**Direction:**
Your task is to repeat the lines from the line with "Emit a LaTeX" to the line with "216.5\\gini = 0.174\\samples", both ends included, and nothing else. Pictures stay out of the copy.

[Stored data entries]
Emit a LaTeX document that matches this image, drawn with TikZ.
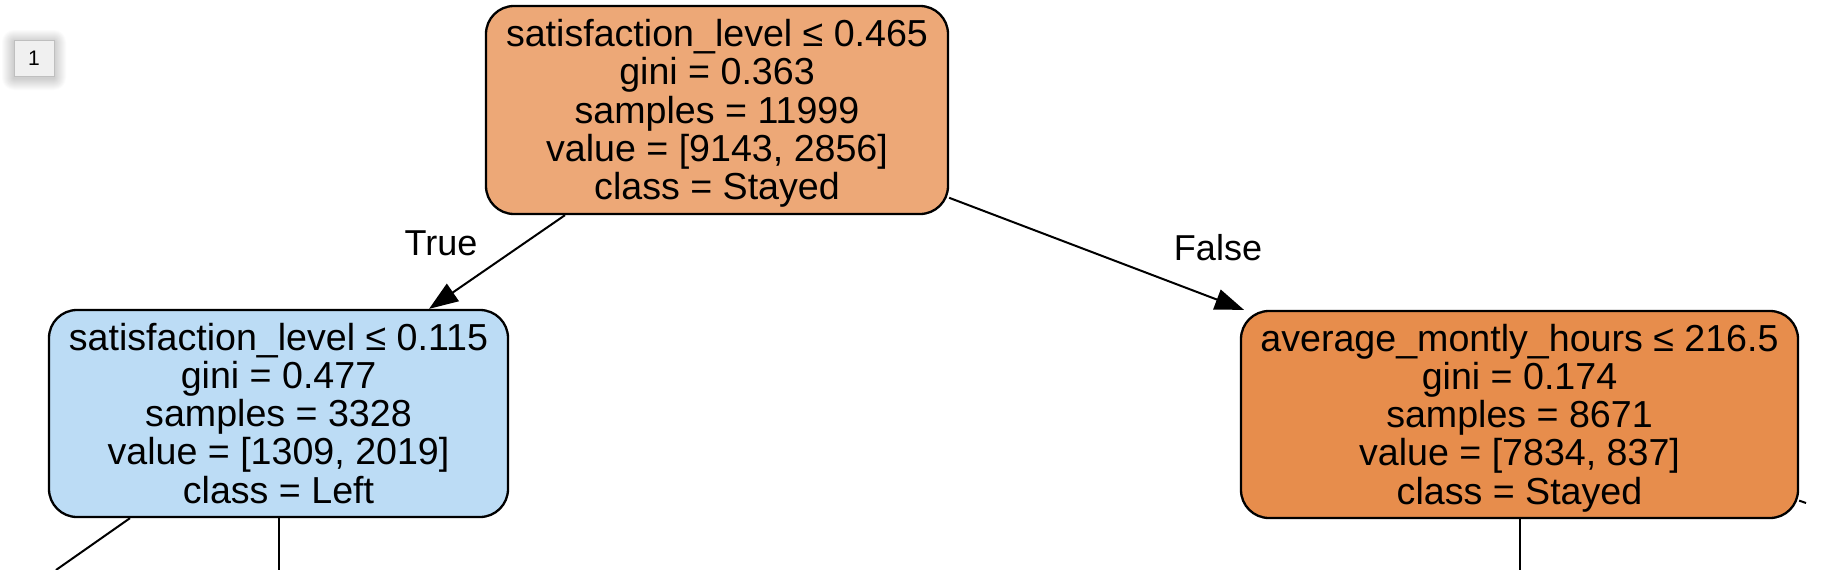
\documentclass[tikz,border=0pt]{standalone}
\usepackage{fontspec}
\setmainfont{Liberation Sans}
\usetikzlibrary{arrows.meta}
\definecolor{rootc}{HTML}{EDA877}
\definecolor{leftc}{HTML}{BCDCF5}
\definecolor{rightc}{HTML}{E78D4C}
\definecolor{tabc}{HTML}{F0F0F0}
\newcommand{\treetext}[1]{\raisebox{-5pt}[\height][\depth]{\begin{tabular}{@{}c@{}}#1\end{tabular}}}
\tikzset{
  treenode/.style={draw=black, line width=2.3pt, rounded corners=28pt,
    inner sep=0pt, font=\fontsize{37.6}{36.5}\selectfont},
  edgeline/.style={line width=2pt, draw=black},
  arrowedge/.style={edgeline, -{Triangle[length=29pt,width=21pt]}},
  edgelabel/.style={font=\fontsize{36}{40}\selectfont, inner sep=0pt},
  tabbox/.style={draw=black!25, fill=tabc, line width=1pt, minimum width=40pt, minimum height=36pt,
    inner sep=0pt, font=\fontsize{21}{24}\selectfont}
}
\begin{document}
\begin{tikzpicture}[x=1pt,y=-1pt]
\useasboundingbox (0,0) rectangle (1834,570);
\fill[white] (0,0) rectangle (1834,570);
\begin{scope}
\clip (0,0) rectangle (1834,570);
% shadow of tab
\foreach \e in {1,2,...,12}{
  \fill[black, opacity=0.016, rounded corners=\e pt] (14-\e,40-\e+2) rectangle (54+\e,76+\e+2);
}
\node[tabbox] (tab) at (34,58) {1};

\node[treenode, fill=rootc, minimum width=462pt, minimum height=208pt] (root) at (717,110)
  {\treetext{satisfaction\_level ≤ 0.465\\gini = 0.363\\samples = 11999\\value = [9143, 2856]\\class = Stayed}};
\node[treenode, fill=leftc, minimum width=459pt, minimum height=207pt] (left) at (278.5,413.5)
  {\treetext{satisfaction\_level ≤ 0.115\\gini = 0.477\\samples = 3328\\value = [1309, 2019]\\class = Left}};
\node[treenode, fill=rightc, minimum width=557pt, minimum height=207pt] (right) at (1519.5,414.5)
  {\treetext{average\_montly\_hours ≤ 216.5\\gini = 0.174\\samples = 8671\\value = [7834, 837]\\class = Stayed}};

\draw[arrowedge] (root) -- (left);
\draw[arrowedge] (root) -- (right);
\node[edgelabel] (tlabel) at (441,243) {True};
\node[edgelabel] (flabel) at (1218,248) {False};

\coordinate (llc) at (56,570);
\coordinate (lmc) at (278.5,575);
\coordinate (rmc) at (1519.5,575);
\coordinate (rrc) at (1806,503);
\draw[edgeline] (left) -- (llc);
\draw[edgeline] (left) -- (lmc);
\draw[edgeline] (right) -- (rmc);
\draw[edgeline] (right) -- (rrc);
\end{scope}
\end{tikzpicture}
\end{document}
* * *
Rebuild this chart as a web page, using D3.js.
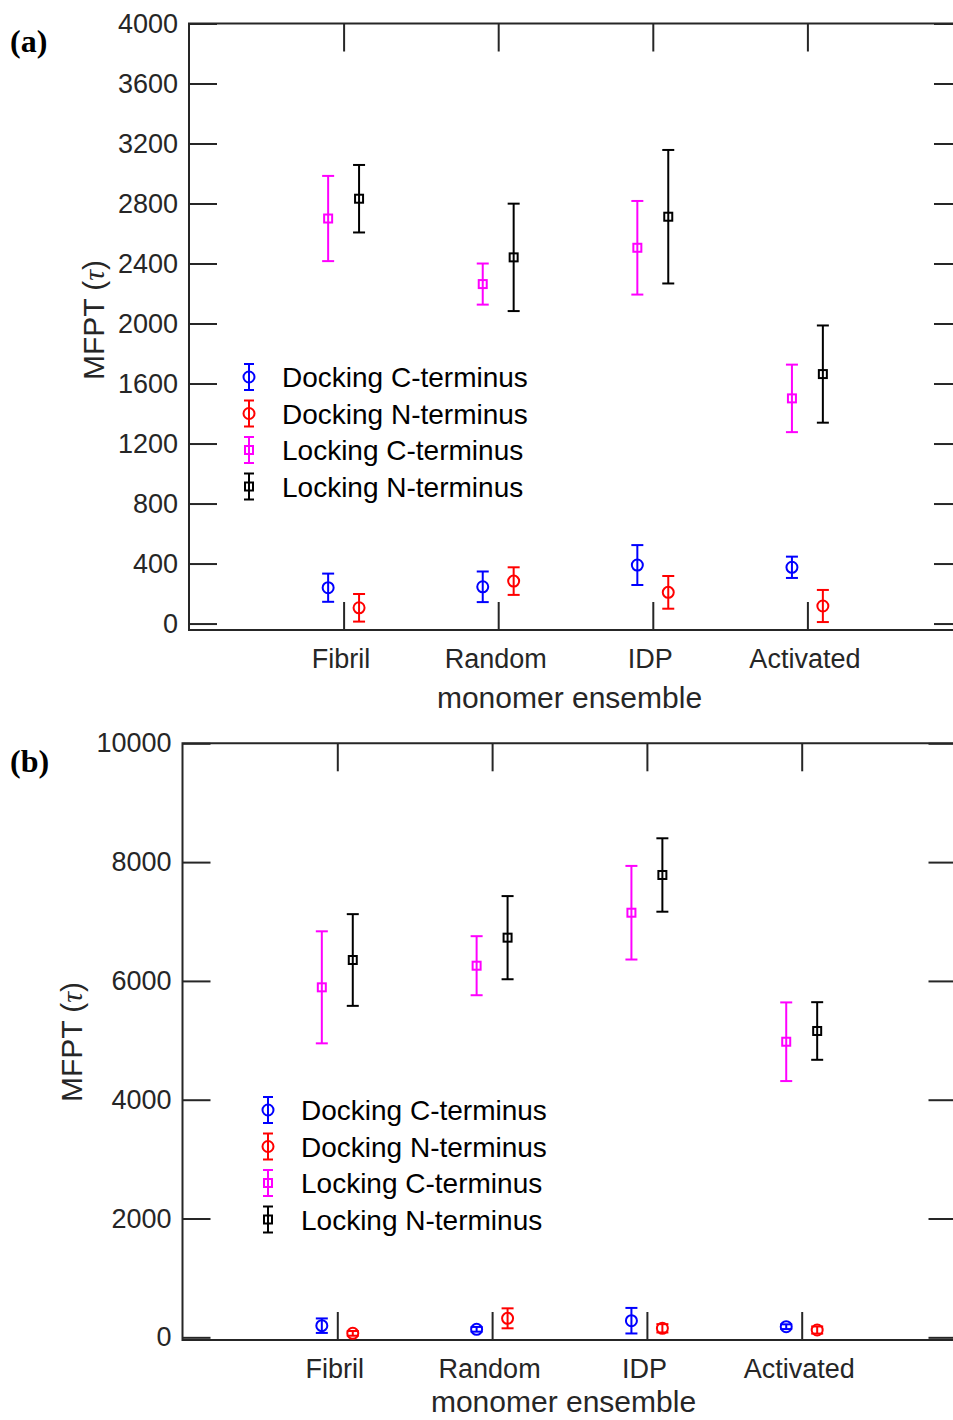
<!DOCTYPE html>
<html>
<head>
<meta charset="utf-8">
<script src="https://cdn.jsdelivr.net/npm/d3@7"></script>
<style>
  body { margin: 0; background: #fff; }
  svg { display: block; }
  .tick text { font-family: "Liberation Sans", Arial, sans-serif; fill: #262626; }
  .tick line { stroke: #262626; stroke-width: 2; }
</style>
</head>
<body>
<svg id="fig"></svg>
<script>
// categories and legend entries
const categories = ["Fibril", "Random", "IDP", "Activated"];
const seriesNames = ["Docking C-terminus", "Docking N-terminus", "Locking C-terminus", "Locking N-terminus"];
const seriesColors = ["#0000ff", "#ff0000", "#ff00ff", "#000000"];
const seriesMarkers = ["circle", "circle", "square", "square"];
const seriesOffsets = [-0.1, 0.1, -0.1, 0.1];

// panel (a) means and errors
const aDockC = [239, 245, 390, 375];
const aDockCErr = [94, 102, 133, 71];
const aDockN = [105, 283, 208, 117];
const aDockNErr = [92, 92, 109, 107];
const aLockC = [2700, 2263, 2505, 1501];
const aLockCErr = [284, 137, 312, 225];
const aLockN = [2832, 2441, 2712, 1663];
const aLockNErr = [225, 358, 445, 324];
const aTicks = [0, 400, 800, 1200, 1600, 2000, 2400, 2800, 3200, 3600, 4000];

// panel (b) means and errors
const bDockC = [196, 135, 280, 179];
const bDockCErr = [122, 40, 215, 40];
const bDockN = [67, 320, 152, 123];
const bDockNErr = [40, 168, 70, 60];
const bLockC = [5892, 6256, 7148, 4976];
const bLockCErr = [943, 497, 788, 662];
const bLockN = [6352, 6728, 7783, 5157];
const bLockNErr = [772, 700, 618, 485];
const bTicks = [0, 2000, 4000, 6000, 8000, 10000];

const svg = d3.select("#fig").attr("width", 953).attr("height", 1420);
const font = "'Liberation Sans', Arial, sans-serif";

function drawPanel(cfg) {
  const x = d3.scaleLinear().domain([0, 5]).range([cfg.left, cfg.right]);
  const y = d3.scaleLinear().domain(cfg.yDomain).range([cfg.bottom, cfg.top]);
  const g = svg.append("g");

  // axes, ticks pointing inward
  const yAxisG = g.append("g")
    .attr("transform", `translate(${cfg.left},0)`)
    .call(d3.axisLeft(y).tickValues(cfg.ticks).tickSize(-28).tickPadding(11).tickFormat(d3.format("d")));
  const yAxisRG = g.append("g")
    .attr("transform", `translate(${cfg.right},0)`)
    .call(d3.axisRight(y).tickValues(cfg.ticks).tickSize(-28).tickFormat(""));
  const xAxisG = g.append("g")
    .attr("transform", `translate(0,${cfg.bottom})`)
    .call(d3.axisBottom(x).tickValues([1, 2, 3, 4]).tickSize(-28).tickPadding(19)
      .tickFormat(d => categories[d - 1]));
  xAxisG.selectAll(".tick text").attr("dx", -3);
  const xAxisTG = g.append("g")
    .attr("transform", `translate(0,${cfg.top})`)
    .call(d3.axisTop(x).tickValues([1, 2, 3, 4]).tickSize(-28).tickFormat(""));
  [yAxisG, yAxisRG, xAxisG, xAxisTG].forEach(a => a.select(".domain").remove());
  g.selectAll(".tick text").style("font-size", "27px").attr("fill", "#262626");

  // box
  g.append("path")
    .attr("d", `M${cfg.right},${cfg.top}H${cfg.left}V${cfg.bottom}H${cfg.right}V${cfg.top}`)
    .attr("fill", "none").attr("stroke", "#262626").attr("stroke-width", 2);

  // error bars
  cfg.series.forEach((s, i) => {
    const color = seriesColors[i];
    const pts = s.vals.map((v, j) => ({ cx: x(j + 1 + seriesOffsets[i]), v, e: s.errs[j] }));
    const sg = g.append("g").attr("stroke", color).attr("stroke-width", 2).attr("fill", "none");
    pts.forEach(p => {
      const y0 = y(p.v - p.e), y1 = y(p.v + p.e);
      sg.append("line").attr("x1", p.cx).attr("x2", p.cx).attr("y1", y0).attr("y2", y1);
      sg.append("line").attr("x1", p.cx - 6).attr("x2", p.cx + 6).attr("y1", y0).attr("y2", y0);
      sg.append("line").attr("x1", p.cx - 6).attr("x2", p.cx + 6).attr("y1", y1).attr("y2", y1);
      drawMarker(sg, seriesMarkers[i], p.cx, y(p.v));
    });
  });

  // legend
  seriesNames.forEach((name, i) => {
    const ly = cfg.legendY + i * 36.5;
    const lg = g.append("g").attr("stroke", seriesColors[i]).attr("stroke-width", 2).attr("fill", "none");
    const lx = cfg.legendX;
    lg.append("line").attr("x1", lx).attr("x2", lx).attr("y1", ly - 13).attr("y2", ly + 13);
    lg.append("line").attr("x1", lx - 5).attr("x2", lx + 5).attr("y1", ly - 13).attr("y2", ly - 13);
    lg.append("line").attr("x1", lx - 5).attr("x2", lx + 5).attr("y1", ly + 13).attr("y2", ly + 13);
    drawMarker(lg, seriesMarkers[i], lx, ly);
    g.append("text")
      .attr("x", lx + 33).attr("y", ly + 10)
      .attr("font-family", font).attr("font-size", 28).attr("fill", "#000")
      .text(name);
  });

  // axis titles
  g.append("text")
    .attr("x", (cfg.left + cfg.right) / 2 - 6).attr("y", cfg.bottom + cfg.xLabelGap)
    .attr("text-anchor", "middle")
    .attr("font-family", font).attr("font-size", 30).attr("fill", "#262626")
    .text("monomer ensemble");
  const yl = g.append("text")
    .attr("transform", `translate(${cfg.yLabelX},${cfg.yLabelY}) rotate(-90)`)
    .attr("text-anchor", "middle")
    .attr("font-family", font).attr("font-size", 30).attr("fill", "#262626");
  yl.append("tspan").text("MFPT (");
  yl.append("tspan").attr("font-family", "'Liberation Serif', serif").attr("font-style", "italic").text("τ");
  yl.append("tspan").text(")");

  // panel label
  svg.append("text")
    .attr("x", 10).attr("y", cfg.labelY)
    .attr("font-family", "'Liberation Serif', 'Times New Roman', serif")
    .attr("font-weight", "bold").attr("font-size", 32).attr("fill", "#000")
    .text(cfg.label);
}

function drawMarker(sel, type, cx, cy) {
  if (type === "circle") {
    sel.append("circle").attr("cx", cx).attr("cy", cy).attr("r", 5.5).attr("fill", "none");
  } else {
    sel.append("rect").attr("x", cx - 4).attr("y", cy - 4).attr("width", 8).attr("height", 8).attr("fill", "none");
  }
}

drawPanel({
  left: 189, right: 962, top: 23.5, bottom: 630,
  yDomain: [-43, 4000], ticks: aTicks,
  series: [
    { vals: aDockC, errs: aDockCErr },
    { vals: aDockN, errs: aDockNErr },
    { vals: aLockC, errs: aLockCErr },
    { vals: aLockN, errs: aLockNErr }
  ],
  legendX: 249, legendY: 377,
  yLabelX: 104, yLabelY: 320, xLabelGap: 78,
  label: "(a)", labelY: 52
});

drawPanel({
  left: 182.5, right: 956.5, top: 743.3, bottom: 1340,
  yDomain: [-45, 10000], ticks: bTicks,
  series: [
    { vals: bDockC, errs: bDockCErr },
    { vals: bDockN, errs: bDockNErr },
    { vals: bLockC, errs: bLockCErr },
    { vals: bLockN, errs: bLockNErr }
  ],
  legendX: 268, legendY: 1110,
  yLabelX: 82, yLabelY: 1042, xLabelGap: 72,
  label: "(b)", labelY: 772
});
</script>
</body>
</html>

**Finished exercise:**
Emit a LaTeX document that matches this image, drawn with TikZ.
\documentclass[tikz,border=0pt]{standalone}
\usepackage{fontspec}
\setmainfont{Liberation Sans}
\usetikzlibrary{arrows.meta}
\definecolor{rootc}{HTML}{EDA877}
\definecolor{leftc}{HTML}{BCDCF5}
\definecolor{rightc}{HTML}{E78D4C}
\definecolor{tabc}{HTML}{F0F0F0}
\newcommand{\treetext}[1]{\raisebox{-5pt}[\height][\depth]{\begin{tabular}{@{}c@{}}#1\end{tabular}}}
\tikzset{
  treenode/.style={draw=black, line width=2.3pt, rounded corners=28pt,
    inner sep=0pt, font=\fontsize{37.6}{36.5}\selectfont},
  edgeline/.style={line width=2pt, draw=black},
  arrowedge/.style={edgeline, -{Triangle[length=29pt,width=21pt]}},
  edgelabel/.style={font=\fontsize{36}{40}\selectfont, inner sep=0pt},
  tabbox/.style={draw=black!25, fill=tabc, line width=1pt, minimum width=40pt, minimum height=36pt,
    inner sep=0pt, font=\fontsize{21}{24}\selectfont}
}
\begin{document}
\begin{tikzpicture}[x=1pt,y=-1pt]
\useasboundingbox (0,0) rectangle (1834,570);
\fill[white] (0,0) rectangle (1834,570);
\begin{scope}
\clip (0,0) rectangle (1834,570);
% shadow of tab
\foreach \e in {1,2,...,12}{
  \fill[black, opacity=0.016, rounded corners=\e pt] (14-\e,40-\e+2) rectangle (54+\e,76+\e+2);
}
\node[tabbox] (tab) at (34,58) {1};

\node[treenode, fill=rootc, minimum width=462pt, minimum height=208pt] (root) at (717,110)
  {\treetext{satisfaction\_level ≤ 0.465\\gini = 0.363\\samples = 11999\\value = [9143, 2856]\\class = Stayed}};
\node[treenode, fill=leftc, minimum width=459pt, minimum height=207pt] (left) at (278.5,413.5)
  {\treetext{satisfaction\_level ≤ 0.115\\gini = 0.477\\samples = 3328\\value = [1309, 2019]\\class = Left}};
\node[treenode, fill=rightc, minimum width=557pt, minimum height=207pt] (right) at (1519.5,414.5)
  {\treetext{average\_montly\_hours ≤ 216.5\\gini = 0.174\\samples = 8671\\value = [7834, 837]\\class = Stayed}};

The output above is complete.